Gautama Boeddha zei dat de morele kwaliteit van iemands gedrag (karma) grote invloed uitoefent op de kwaliteit van zijn volgende (weder)geboorte. Het geregeld niet volgens de vijf voorschriften handelen leidt tot een slechte wedergeboorte (in een hel, als geest of dier). Ook geboorte als mens (in slechte levensomstandigheden) is mogelijk. Moreel goed gedrag leidt tot een wedergeboorte in een hemel, of een wedergeboorte als mens in een goede omgeving.
Goed gedrag als mens in het huidige leven is volgens de Boeddha echter geen garantie voor een gunstige wedergeboorte. Men weet immers niet wat men in een vorig leven gedaan heeft, en de acties van vorige levens oefenen ook invloed uit op de kwaliteit van de wedergeboorte.
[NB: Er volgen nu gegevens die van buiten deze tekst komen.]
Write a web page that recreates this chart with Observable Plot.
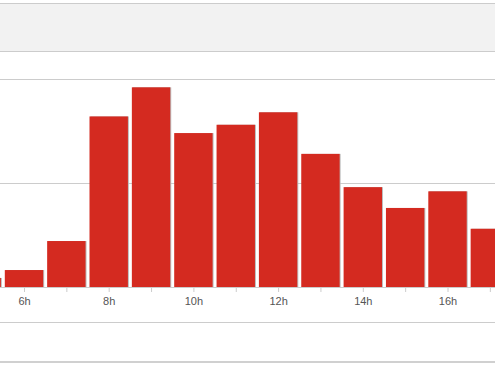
<!DOCTYPE html>
<html>
<head>
<meta charset="utf-8">
<script src="https://cdn.jsdelivr.net/npm/d3@7"></script>
<script src="https://cdn.jsdelivr.net/npm/@observablehq/plot@0.6"></script>
<style>
  html, body { margin: 0; padding: 0; overflow: hidden; background: #fff; width: 495px; height: 366px; }
  #chart { position: absolute; left: 0; top: 0; }
  .band { position: absolute; left: 0; width: 495px; top: 3px; height: 47px; background: #f2f2f2; border-top: 1px solid #cccccc; border-bottom: 1px solid #cccccc; }
  .line { position: absolute; left: 0; width: 495px; height: 0; border-top: 1px solid #cccccc; }
</style>
</head>
<body>
<div id="chart"></div>
<div class="band"></div>
<div class="line" style="top:322px"></div>
<div class="line" style="top:361px; border-top:2px solid #d0d0d0"></div>
<script>
const hours = [5, 6, 7, 8, 9, 10, 11, 12, 13, 14, 15, 16, 17];
const values = [8.7, 16.3, 44.2, 164, 192, 148, 156, 168, 128, 96, 76, 92, 56];
const tickHours = [5, 6, 7, 8, 9, 10, 11, 12, 13, 14, 15, 16, 17];
const gridValues = [100, 200];

const data = hours.map((h, i) => ({hour: h, value: values[i]}));
const step = 42.35;
const half = 19.2 / step;
const x0 = 6 - 24 / step;

const plot = Plot.plot({
  width: 495,
  height: 366,
  marginLeft: 0,
  marginRight: 0,
  marginTop: 79,
  marginBottom: 79,
  style: {background: "transparent", fontFamily: "Liberation Sans, Arial, sans-serif"},
  x: {domain: [x0, x0 + 495 / step], axis: null},
  y: {domain: [0, 200], axis: null},
  marks: [
    Plot.gridY(gridValues, {stroke: "#cccccc", strokeOpacity: 1}),
    Plot.ruleY([0], {stroke: "#cccccc"}),
    Plot.rectY(data, {x1: d => d.hour - half, x2: d => d.hour + half, y: "value", fill: "#bdbdbd", dx: 1, clip: true}),
    Plot.rectY(data, {x1: d => d.hour - half, x2: d => d.hour + half, y: "value", fill: "#d42a20", clip: true}),
    Plot.axisX({
      ticks: tickHours,
      tickFormat: d => d % 2 === 0 ? d + "h" : "",
      tickSize: 5,
      tickPadding: 5,
      stroke: "#cccccc",
      fill: "#555555",
      fontSize: 11,
      label: null
    })
  ]
});
document.getElementById("chart").appendChild(plot);
</script>
</body>
</html>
De mentale staat tijdens het overlijden is volgens het boeddhisme ook van grote invloed op de kwaliteit van de wedergeboorte. Indien iemand op rustige manier overlijdt, vrede heeft met zijn overlijden en er afstand van kan nemen, heeft dit een heel gunstige invloed op de wedergeboorte. Het bezien van het overlijden als iets wat natuurlijk, normaal en onvermijdelijk is kan hierbij helpen.